At £10 it gives you twice as many LEDs per pound as the Blinkt (a 1 x 8 strip of the same LEDs costing £5). But what am I going to do with the extra ranks of multi-coloured shiny sparkles? To be honest, I've no idea really.

The Blinkt is a very neat little strip of LEDs that can do a nice job of providing some very pretty status monitoring lights. The Unicorn pHAT could act as an expanded version of the same thing, but I can pretty much eyeball a strip of 8 lights and get an instant idea of what's going on. I can't do the same when there are 4 strips packed together - it's just too many twinkling coloured lights.

To use this as a status panel, I'll be needing a lookup table to remind me what the rows/cols or individual lights represent. Yes the status lights could be grouped (e.g. top row = web server, 2nd row = network, 3rd row = OS, 4th row hardware/environment) but still that's a lot of lights to remember.

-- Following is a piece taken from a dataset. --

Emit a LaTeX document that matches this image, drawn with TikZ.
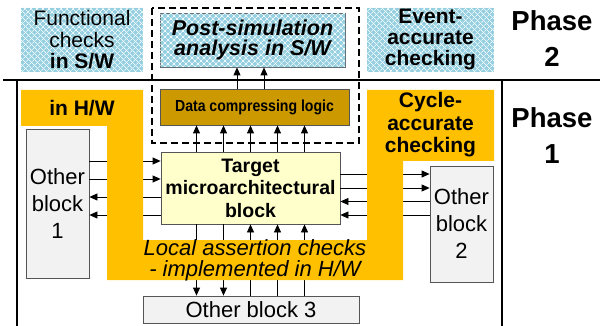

Conceptually there are really 4 dimensions available on this panel to use for data display:

  1. 4 rows
  2. 8 columns
  3. 255 x 255 x 255 for colours
  4. 0.0 -> 1.0 in 0.05 steps for brightness

The problem is that the dimensions with the highest theoretical resolution can't really be used at those resolutions. Probably I can distinguish about 20 different colours as far as assigning meaning to them goes. Probably the brightness is even worse, maybe there are 5 recognisable brightness steps.

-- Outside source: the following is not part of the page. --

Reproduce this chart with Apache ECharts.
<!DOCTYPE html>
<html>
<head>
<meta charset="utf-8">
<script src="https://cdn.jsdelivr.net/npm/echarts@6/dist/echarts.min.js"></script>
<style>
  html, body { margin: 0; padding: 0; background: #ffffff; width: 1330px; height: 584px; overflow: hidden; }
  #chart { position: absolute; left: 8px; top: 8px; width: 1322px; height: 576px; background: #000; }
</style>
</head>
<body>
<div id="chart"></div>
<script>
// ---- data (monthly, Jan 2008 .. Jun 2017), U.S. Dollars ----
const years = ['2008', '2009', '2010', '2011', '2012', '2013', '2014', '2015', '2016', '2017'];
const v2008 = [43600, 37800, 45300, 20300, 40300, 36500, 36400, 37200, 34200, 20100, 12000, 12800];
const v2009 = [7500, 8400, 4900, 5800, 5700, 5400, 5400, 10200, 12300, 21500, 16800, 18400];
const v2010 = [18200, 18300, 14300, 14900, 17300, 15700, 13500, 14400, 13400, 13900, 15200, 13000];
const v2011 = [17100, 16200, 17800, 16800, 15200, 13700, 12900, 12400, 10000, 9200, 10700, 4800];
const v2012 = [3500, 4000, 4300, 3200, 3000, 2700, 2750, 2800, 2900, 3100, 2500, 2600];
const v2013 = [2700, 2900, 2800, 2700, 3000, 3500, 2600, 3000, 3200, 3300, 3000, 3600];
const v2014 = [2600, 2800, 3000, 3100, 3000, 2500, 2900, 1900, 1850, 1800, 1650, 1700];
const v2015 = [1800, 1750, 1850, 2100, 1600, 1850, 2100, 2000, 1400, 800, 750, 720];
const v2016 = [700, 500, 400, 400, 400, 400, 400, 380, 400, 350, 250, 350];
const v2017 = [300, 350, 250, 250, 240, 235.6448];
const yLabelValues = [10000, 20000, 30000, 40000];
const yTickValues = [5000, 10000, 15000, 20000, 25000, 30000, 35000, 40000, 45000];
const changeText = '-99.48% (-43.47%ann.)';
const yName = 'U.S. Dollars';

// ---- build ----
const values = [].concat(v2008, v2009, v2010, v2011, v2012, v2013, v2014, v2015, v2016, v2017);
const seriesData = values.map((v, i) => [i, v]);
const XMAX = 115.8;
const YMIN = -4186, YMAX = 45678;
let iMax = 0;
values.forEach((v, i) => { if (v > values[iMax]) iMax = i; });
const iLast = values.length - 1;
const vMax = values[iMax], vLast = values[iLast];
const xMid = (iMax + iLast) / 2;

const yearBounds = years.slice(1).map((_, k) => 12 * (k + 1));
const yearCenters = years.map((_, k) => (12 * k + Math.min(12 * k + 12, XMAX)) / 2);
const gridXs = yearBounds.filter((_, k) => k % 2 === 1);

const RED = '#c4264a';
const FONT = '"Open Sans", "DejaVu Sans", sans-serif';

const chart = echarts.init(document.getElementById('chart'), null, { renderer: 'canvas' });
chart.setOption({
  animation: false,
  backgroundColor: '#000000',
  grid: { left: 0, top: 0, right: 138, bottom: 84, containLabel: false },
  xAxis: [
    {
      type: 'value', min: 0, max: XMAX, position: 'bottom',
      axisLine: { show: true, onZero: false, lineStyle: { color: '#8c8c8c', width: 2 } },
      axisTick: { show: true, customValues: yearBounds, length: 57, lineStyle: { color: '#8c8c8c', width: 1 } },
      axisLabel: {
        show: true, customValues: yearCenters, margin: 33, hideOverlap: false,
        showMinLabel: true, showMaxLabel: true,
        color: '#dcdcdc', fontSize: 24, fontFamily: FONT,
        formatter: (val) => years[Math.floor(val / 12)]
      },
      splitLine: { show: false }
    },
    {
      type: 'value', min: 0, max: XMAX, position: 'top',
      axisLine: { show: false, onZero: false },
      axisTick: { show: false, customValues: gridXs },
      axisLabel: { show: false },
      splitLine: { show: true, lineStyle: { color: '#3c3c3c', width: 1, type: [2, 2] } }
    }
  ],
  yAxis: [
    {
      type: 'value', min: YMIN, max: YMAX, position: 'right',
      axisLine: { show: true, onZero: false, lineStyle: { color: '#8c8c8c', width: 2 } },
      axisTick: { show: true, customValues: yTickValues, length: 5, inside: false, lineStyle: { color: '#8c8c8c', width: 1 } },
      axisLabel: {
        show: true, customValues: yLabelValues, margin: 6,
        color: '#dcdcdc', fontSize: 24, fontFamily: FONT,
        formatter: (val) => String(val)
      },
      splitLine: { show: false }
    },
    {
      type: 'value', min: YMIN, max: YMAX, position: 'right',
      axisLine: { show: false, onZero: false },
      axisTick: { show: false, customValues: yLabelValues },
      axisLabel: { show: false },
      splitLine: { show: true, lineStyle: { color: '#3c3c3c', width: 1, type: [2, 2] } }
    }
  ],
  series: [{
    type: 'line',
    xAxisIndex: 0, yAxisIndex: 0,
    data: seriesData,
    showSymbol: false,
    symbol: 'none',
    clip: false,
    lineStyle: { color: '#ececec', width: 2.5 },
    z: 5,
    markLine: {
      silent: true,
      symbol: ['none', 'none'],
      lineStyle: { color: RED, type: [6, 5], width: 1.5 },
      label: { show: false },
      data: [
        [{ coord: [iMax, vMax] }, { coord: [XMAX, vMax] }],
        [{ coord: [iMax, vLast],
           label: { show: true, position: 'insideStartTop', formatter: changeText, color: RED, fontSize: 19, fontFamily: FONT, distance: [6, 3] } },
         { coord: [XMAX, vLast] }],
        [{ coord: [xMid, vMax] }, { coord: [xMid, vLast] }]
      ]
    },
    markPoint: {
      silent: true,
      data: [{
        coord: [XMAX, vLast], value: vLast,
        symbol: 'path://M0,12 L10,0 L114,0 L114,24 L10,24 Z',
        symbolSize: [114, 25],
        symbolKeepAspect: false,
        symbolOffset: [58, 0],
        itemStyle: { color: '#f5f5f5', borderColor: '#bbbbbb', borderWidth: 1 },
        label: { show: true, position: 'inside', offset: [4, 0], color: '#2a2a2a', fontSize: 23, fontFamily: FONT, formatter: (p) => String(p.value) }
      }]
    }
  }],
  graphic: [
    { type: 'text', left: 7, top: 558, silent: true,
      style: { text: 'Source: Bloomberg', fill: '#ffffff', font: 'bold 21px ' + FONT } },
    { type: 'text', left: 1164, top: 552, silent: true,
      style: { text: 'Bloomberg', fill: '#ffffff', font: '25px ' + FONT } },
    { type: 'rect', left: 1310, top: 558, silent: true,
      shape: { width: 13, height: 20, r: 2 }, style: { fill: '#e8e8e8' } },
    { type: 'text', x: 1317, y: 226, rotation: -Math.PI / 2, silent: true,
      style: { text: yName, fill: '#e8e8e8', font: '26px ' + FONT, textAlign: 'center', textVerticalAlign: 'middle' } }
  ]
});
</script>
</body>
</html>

When it comes to making the most use of the range of brightness and colours we're better off using them for a continuous variable we're interested in from a "trending" viewpoint. For example, time series representation - that light is changing colour over time, or getting brighter. Rather than discrete enumerated status values (red = bad, green = good, orange = unhappy, ...).